The concept is simple: a dough is wrapped around a block of butter to encase it, then the dough is rolled out into a long, thin sheet, with a thin layer of butter sandwiched between the two layers of dough. When this sheet is folded over on itself and rolled out, the layers of butter and dough multiply exponentially.
- Yield: 1.5 kilograms/2½ pounds
- 14 ounces (400 g) European-style unsalted butter (in one piece)
- ¾ cup + 3 tbsp (225 g) Water
- 1 tbsp + 2½ tsp (25 g) White wine vinegar
- 31.5 cups +1 tbsp(500 g) All-purpose flour, plus more for dusting
- 1 tbsp + 3/8 tsp (10 g) Kosher salt
- 1.7 ounces (50 g) Unsalted butter, melted but not hot
For the Butter Block
- Place a piece of parchment paper on the work surface. Center the butter on the parchment paper. Top with a second piece of parchment paper and pound the top of the butter from left to right with a rolling pin to begin to flatten it. The parchment paper will be stuck to the butter: lift off the top piece and place it butter side up on the work surface. Flip the butter onto the parchment, turning it 90 degrees. Top with the second piece of parchment paper. Continue to flatten the butter as before until you have a rectangle approximately 6½ by 8 by ½ inch thick.

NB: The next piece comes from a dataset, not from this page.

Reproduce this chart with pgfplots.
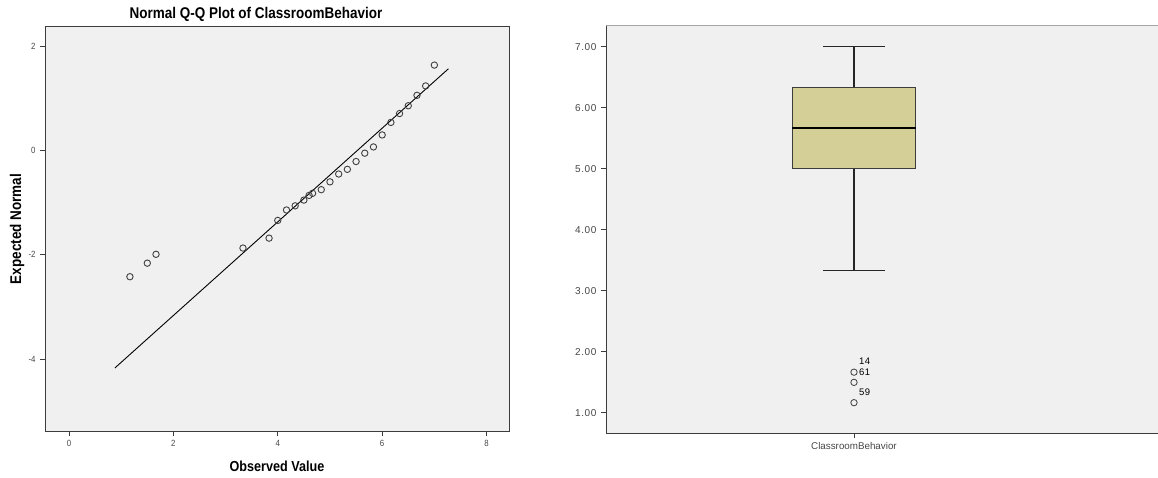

- Remove the top piece of parchment paper. Cut the sides to straighten them and place the trimmings on top of the block. Return the parchment and roll the butter to a 6½-by-8-by-½-inch-thick rectangle. Wrap tightly in plastic wrap and refrigerate for at least 8 hours, but preferably overnight. Meanwhile, for the Dough
- Combine the water and vinegar in a liquid measuring cup.
- Place the flour and salt in the bowl of a stand mixer fitted with the dough hook and mix on the lowest setting for about 15 seconds to combine. Increase the speed to low, slowly add about half the water mixture, and mix for 30 seconds to combine. Add more of the water-vinegar mixture, reserving about 30 grams/2 tablespoons, until the flour is thoroughly moistened. Scrape down the sides and bottom of the bowl. With the mixer running on low speed, mix in any dry ingredients that have settled in the bottom, then slowly pour in the butter. After about 30 seconds, the dough should begin to gather together in the center of the bowl. Stop the mixer before it comes together around the hook and feel the dough: it should feel tacky but shouldn’t stick to your fingers. If it feels at all dry, turn the mixer to low and add the reserved water in very small amounts as needed.

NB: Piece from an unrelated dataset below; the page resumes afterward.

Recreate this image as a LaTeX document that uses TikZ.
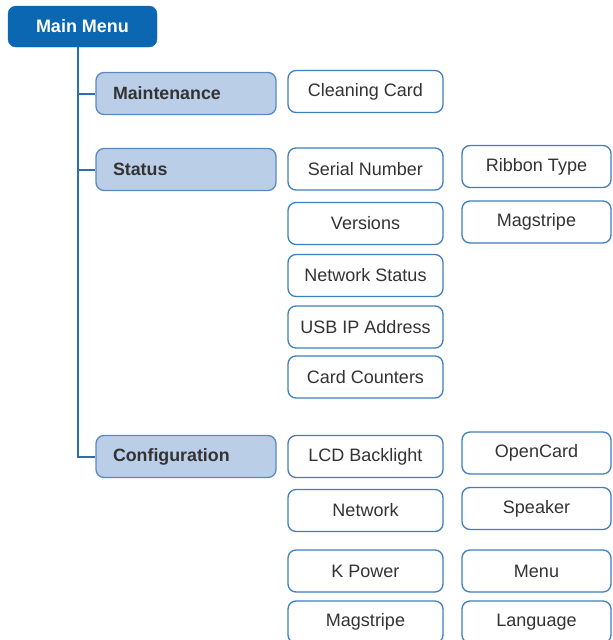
\documentclass[tikz,border=0pt]{standalone}
\usepackage{fontspec}
\setmainfont{Liberation Sans}
\definecolor{mainblue}{HTML}{0B67B2}
\definecolor{connblue}{HTML}{2C70B2}
\definecolor{catfill}{HTML}{BBCEE8}
\definecolor{catline}{HTML}{5A89C2}
\definecolor{boxline}{HTML}{3E7FC0}
\definecolor{txt}{HTML}{333333}
\begin{document}
\begin{tikzpicture}[x=1pt,y=-1pt,
  mainbox/.style={draw=mainblue,fill=mainblue,rounded corners=8pt,minimum width=149pt,minimum height=41pt,inner sep=0pt,text=white,font=\fontsize{18}{21}\selectfont\bfseries},
  catbox/.style={draw=catline,fill=catfill,line width=1.3pt,rounded corners=8pt,minimum width=180pt,minimum height=42pt,inner sep=0pt,text=txt,font=\fontsize{17.8}{21}\selectfont\bfseries,text width=146pt,align=left},
  itembox/.style={draw=boxline,fill=white,line width=1.3pt,rounded corners=8pt,minimum height=42pt,inner sep=0pt,text=txt,font=\fontsize{18}{21}\selectfont},
  colA/.style={itembox,minimum width=155pt},
  colB/.style={itembox,minimum width=149pt},
  conn/.style={draw=connblue,line width=2pt}]
\useasboundingbox (0,0) rectangle (613,640);
\coordinate (tr) at (78,0);
\node[mainbox] (mm) at (82.5,26.5) {Main Menu};
\node[catbox] (maint) at (186,93.5) {Maintenance};
\node[catbox] (stat) at (186,169.5) {Status};
\node[catbox] (conf) at (186,456.5) {Configuration};
\draw[conn] (mm.south -| tr) -- (conf.west -| tr) -- (conf.west);
\draw[conn] (maint.west -| tr) -- (maint.west);
\draw[conn] (stat.west -| tr) -- (stat.west);
\node[colA] (clean) at (365.5,91.5) {Cleaning Card};
\node[colA] (serial) at (365.5,169) {Serial Number};
\node[colA] (vers) at (365.5,223.5) {Versions};
\node[colA] (netstat) at (365.5,275.5) {Network Status};
\node[colA] (usb) at (365.5,327) {USB IP Address};
\node[colA] (count) at (365.5,377) {Card Counters};
\node[colA] (lcd) at (365.5,456.5) {LCD Backlight};
\node[colA] (net) at (365.5,510.5) {Network};
\node[colA] (kpow) at (365.5,571) {K Power};
\node[colA] (mag) at (365.5,622) {Magstripe};
\node[colB] (ribbon) at (536.5,166.5) {Ribbon Type};
\node[colB] (magB) at (536.5,222) {Magstripe};
\node[colB] (open) at (536.5,453) {OpenCard};
\node[colB] (speak) at (536.5,508.5) {Speaker};
\node[colB] (menu) at (536.5,571) {Menu};
\node[colB] (lang) at (536.5,622) {Language};
\end{tikzpicture}
\end{document}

- Spray a medium bowl with nonstick spray, and lightly dust the work surface with flour. Turn the dough out onto the work surface and knead it for several minutes. The dough will not be completely smooth but will have some variance in texture, much like a bread dough. Lift the dough and tuck under the edges to form a ball, then place it seam side down in the prepared bowl.
- With a sharp paring knife, score a large ½-inch-deep X in the top of the dough to help it relax. Cover the bowl tightly with plastic wrap, pressing it against the surface of the dough, and refrigerate for at least 8 hours, but preferably overnight.
- Lightly flour the work surface and a heavy rolling pin. Turn the dough out onto the work surface and lightly dust the top with flour. Roll the dough outward from the center, rotating it frequently and adding just enough flour to the work surface, dough, and/or pin to prevent sticking, flipping and fluffing the dough from time to time, until you have a 12- to 13-inch circle about 3/8 inch thick. The dough should still be cold; if not, transfer it to a parchment-lined sheet pan and refrigerate until chilled.
- Lay the block of butter in the center of the dough. Stretch and fold the two opposite sides of the dough over the longer sides of the butter block to touch in the center, without overlapping. Fold over the other two sides to meet in the center, without overlapping. Pinch the edges together to seal. There should be no exposed butter. For Turn
- Using the rolling pin, press down firmly on the dough, working from one side to the other, to expand the dough. Turn the dough so a short end faces you. Roll to expand the length of the dough, flipping, fluffing, and turning the dough over and adding flour only as needed, until you have a rectangle approximately 24 by 9 inches and % inch thick.
- Fold the bottom third of the dough up as if you were folding a letter, then fold the top third down to cover the bottom third. Turn the block 90 degrees so the dough resembles a book, with the opening on the right. You will continue this pattern with each roll, and keeping the opening on the right will help you remember how to position the dough. You have completed your first turn; gently press a finger into a corner to mark it. Wrap in plastic wrap and refrigerate for 2 hours. For Turn 2
- Lightly dust the work surface with flour. Place the dough on the work surface with the opening on the right. Expand the dough by pressing down firmly with the rolling pin, working up the length of the dough. Then pound the dough, also working up the length of the dough. Hitting the dough will warm the butter—if it is too cold, it will shatter rather than spread as you roll the dough. Then roll out the dough as you did before to a 24-by-9-by-3/8-inch-thick rectangle. At this point, the short ends may have become rounded. If they are, trim the more rounded end to create a straight edge. Fold in the untrimmed third of dough and use the trimmings to patch and square off the rounded edges, cutting the trimmings as neccessary to fit. As you patch, be certain that all the layers of dough are running in the same direction. Fold over the top third of the dough. Turn the block 90 degrees, so the opening is on the right. You have completed the second turn; gently press two fingers into a corner to mark the dough. Wrap in plastic wrap and refrigerate for 2 hours. For Turns 3 and 4
- Repeat all of the steps for turn 2, marking the dough with the corresponding number of fingerprints and refrigerating it for 2 hours after each turn. For Turn, 5 the Final Turn
- Repeat the steps and mark the dough with five fingerprints. Refrigerate for at least 8 hours, but preferably overnight. For Finish the Dough
- Line the back of a sheet pan with parchment paper and lightly dust the work surface with flour. Place the dough on the work surface with the opening on the right. It is especially critical at this stage that the dough remain cold; refrigerate as needed. Lightly dust the top of the dough and roll it outward from the center, flipping, fluffing, and rotating it and turning it over, adding only enough flour to the work surface, dough, and/or pin as necessary to prevent sticking. Roll the dough to the size of the sheet pan, about 3/8 inch thick. If the dough becomes too difficult to roll, place it on the pan and refrigerate until cold, then return to the work surface and continue to roll it.
- Return the dough to the sheet pan and refrigerate for at least 1 hour, or freeze for 15 minutes, to chill and relax the dough before using it.